Smartphones rule. Except that mine rules me.
I am so interested in what's going on in the world around me. I am so anxious to hear the latest from my family, friends, co-workers and colleagues. I am so hyped up over the latest news related to my work, my sports and cultural interests, and the news of the day that matters to me. I am so eager to see photos and video from my friends' lives, hear the latest from my favorite bands, and get the best deals on whatever I'm shopping for. My smartphone lets me access any of this - nearly all of it - at almost anytime and from almost anywhere.

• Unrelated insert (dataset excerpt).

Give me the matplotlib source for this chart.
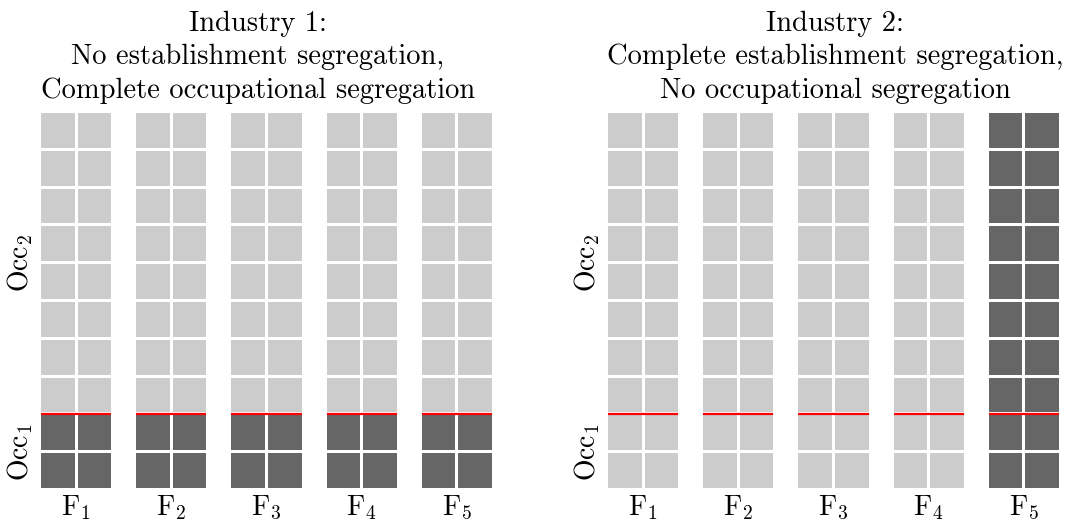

And so I reach for it constantly. When it rings. When it vibrates. When I get an idea. When I'm waiting for a response. When I'm bored. When I'm angry. When I'm excited. When I'm lonely. When I don't know what to do with myself, and when I'm wondering what my friends are up to. When I wake up, first thing in the morning, wondering what I missed while I was asleep. I check Email, I check Twitter, I check my RSS feeds, I check it all - like an automaton going through one of its programmed routines.
I used to have a Bookmarks folder on my computer's browser called "Daily Rounds," that contained my first thing in the morning list of blogs and feeds to get me up to speed on my corner of the business world. Now I have my smartphone and my routine, etched into my brain and my muscle memory like rubbing my eyes, reaching for my eyeglasses and brushing my teeth. By the time I've reached my desk and its directory of browser bookmarks I'm long past my Daily Rounds and into full over-connect mode.
Smartphones are awesome, and I love what they can do for me. But only when they're working for me, and not literally ruling my waking thoughts. Before going on vacation last week I worked with my colleagues to ensure that we knew who'd be dealing with my usual responsibilities while I was away. I set up an auto-responder so people Emailing me would know when I'd be back and who to contact in the meantime. And then I told myself, over and over, that I was not going to obsessively check messages while on vacation. I'd use the phone to capture and share photos and video, to look up places to eat and sights to see, to stay in touch with my family back East and friends in various places. But I'd do my darndest to use my vacation to work on breaking that awful morning routine and regaining some control over the technology that's supposed to be empowering and not crippling me. And I did! I had an awesome, relaxing vacation. But now, back at home, back to work, back to the routine of Monday morning, the real struggle resumes.
This morning I won the battle at the last moment, freezing my own body in mid-motion before it could feed the sick part of my brain. Huzzah for matter over mind, at least for a day. Tomorrow will be another battle in my own little ever-churning war against myself.